Эту единую – восходящую к Платону – сущность можно обнаружить не только у прямых последователей в школе самого Платона, но и у философов, не входивших формально в его Академию, или входивших, но вышедших из нее. Больше того. Платонизм, как основное воззрение, может быть установлен даже у тех философов, в том числе вполне оригинальных и самобытных, которые полемизировали с Платоном, критиковали его учение, его теорию идей. Так было с Аристотелем. Ученик Платона, слава и гордость его Академии, признанный и отмеченный самим основателем и главою школы, Аристотель, достигнув научной зрелости и самостоятельности, выступил с критикой платоновского учения об идеях. Критика эта получила всемирную известность. С нескольких точек зрения – с точки зрения онтологии, теории познания, логики – Аристотель критикует центральное учение Платона. Как показал В. И. Ленин, он развивает наиболее общую критику платоновского идеализма как идеализма вообще.
И что же? Критику Платона Аристотель не доводит до полного преодоления платоновской теории идей. Аристотель критикует в сущности лишь учение Платона об отделенности идей от вещей. Он правомерно противопоставляет Платону его учителя Сократа, у которого – в теории понятия – еще не было этого отделения и у которого царство понятий не выделялось в область, витающую над областью реальных эмпирических вещей, противопоставленную им.
Но, развивая свою критику, Аристотель не замечает, что сам он, невзирая на все остроумие и остроту своих возражений, продолжает оставаться на почве учения Платона. Высшей идее Платона – идее «блага» в философии Аристотеля соответствует запредельный миру бог, неподвижный перводвигатель вселенной; по своей природе этот бог – мышление мыслящее самого себя, свою собственную деятельность мысли. В своей сути учение это – тот же объективный идеализм, что и теория «идей» Платона[15]. То обстоятельство, что у Аристотеля над миром природных вещей высится один-единственный вполне идеальный бог, а у Платона – целая «пирамида» также вполне идеальных «идей», не может устранить или умалить то общее, в чем Аристотель совпадает с Платоном и что позволяет утверждать, что воззрение Аристотеля, так же как и воззрение Платона, есть объективный идеализм. Но этот объективный идеализм есть изобретение именно Платона.
С другой стороны, то «отделение» «идей» от вещей, за которые Аристотель справедливо критиковал Платона, не было у Платона полным и безусловным. Между миром «идей» и миром вещей сам Платон намечает посредствующие звенья. Таким звеном оказывается прежде всего «душа мира», или «мировая душа», облекающая собою весь мир природы, весь мир вещей.
«Запредельность» («трансцендентность») «идей» смягчается у Платона и той ролью, которая принадлежит гипотезе «идей» в учении Платона о знании.

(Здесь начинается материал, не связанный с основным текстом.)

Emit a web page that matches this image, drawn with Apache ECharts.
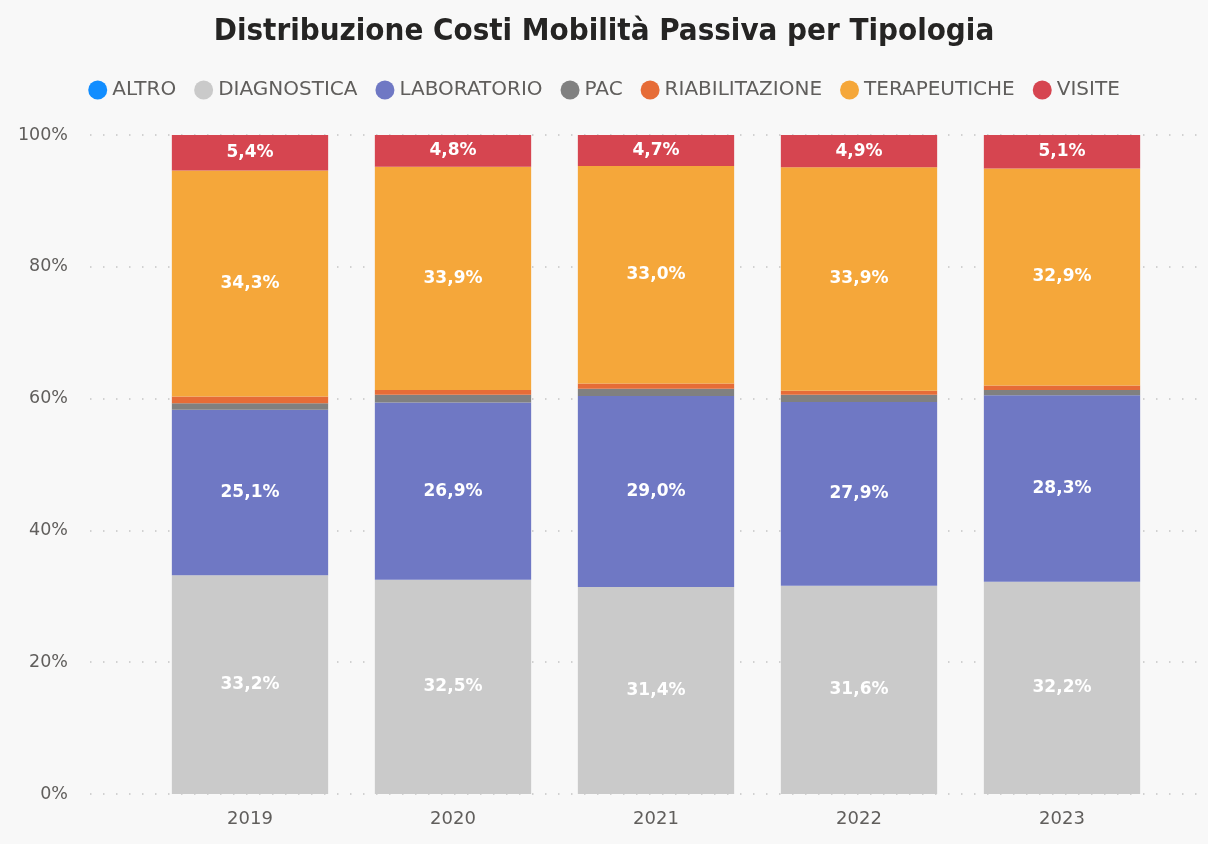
<!DOCTYPE html>
<html>
<head>
<meta charset="utf-8">
<script src="https://cdn.jsdelivr.net/npm/echarts@6/dist/echarts.min.js"></script>
<style>
  html, body { margin: 0; padding: 0; background: #f8f8f8; }
  #chart { width: 1208px; height: 844px; }
</style>
</head>
<body>
<div id="chart"></div>
<script>
// Years on the x axis
const years = ['2019', '2020', '2021', '2022', '2023'];

// Share of passive-mobility costs per type, in percent
const altro          = [0.0, 0.0, 0.0, 0.0, 0.0];
const diagnostica    = [33.2, 32.5, 31.4, 31.6, 32.2];
const laboratorio    = [25.1, 26.9, 29.0, 27.9, 28.3];
const pac            = [1.0, 1.2, 1.1, 1.1, 0.8];
const riabilitazione = [1.0, 0.7, 0.8, 0.6, 0.7];
const terapeutiche   = [34.3, 33.9, 33.0, 33.9, 32.9];
const visite         = [5.4, 4.8, 4.7, 4.9, 5.1];

const yTicks = [0, 20, 40, 60, 80, 100];

const TITLE_FONT = '"DejaVu Sans Condensed", "DejaVu Sans", sans-serif';
const FONT = '"DejaVu Sans", sans-serif';

const seriesDefs = [
  { name: 'ALTRO',          data: altro,          color: '#118DFF', label: false },
  { name: 'DIAGNOSTICA',    data: diagnostica,    color: '#CACACA', label: true },
  { name: 'LABORATORIO',    data: laboratorio,    color: '#6F78C4', label: true },
  { name: 'PAC',            data: pac,            color: '#808080', label: false },
  { name: 'RIABILITAZIONE', data: riabilitazione, color: '#E66C37', label: false },
  { name: 'TERAPEUTICHE',   data: terapeutiche,   color: '#F5A73A', label: true },
  { name: 'VISITE',         data: visite,         color: '#D64550', label: true }
];

const fmt = v => v.toFixed(1).replace('.', ',') + '%';

const chart = echarts.init(document.getElementById('chart'), null, { renderer: 'canvas' });

const plotTop = 135, plotBottom = 844 - 794;

chart.setOption({
  backgroundColor: '#f8f8f8',
  animation: false,
  title: {
    text: 'Distribuzione Costi Mobilità Passiva per Tipologia',
    left: 'center',
    top: 11,
    textStyle: { fontFamily: TITLE_FONT, fontSize: 31, fontWeight: 'bold', color: '#252423' }
  },
  legend: {
    top: 75,
    left: 'center',
    icon: 'circle',
    itemWidth: 19,
    itemHeight: 19,
    itemGap: 18,
    textStyle: { fontFamily: FONT, fontSize: 20, color: '#605E5C', padding: [0, 0, 0, 0] },
    data: seriesDefs.map(s => s.name)
  },
  grid: [
    // background grid carrying the y axis and dotted split lines
    { left: 90, right: 2, top: plotTop, bottom: plotBottom },
    // grid holding the stacked bars
    { left: 148.5, right: 1208 - 1163.5, top: plotTop, bottom: plotBottom }
  ],
  xAxis: [
    { type: 'value', gridIndex: 0, show: false, min: 0, max: 1 },
    {
      type: 'category', gridIndex: 1, data: years,
      axisLine: { show: false }, axisTick: { show: false },
      axisLabel: { fontFamily: FONT, fontSize: 18, color: '#605E5C', margin: 16 }
    }
  ],
  yAxis: [
    {
      type: 'value', gridIndex: 0, min: 0, max: 100, interval: 20,
      axisLine: { show: false }, axisTick: { show: false },
      axisLabel: {
        fontFamily: FONT, fontSize: 17.5, color: '#605E5C', margin: 22,
        formatter: v => yTicks.includes(v) ? v + '%' : ''
      },
      splitLine: { lineStyle: { color: '#c4c4c4', width: 1.5, type: [1.5, 11.5] } }
    },
    {
      type: 'value', gridIndex: 1, min: 0, max: 100, interval: 20,
      show: false, splitLine: { show: false }
    }
  ],
  series: seriesDefs.map(s => ({
    name: s.name,
    type: 'bar',
    stack: 'total',
    xAxisIndex: 1,
    yAxisIndex: 1,
    barWidth: '77%',
    data: s.data,
    itemStyle: { color: s.color },
    label: {
      show: s.label,
      position: 'inside',
      formatter: p => fmt(p.value),
      fontFamily: FONT,
      fontSize: 17,
      fontWeight: 'bold',
      color: '#ffffff'
    }
  }))
});
</script>
</body>
</html>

Будучи онтологическими «потусторонними» сущностями, «идеи» Платона одновременно являются и гипотезами философского познания. Как такие, они – предел той объективности и всеобщности, которая может быть достигнута познанием, поднимающимся от единичного, частного, множественного, изменчивого ко всеобщему и единому, неизменно тождественному бытию. Но это – отношение не только отделенности, но и связи.
Отношение между областью «идей» и областью вещей сам Платон изображает как такое отношение связи, как двойной путь – «вверх» и «вниз»: от множественного, раздельного, дробного бывания (в царстве вещей) – к единому, общему, объемлющему (в царстве «идей»).
Спустя больше чем полтысячи лет после Платона в школе неоплатонизма (Плотин, Прокл) учение о двойном пути – от светозарного первоединого ко множеству предметов чувственного мира, вплоть до полного мрака небытия и обратный путь восхождения, или подъема, от низин дробности и множества к исходному единому – будет развито во всем множестве диалектических переходов и опосредствований. Но эта детальная диалектика, развитая в «Эннеадах» Плотина и других неоплатоников, имеет свой источник и образец в идеализме и в диалектике Платона.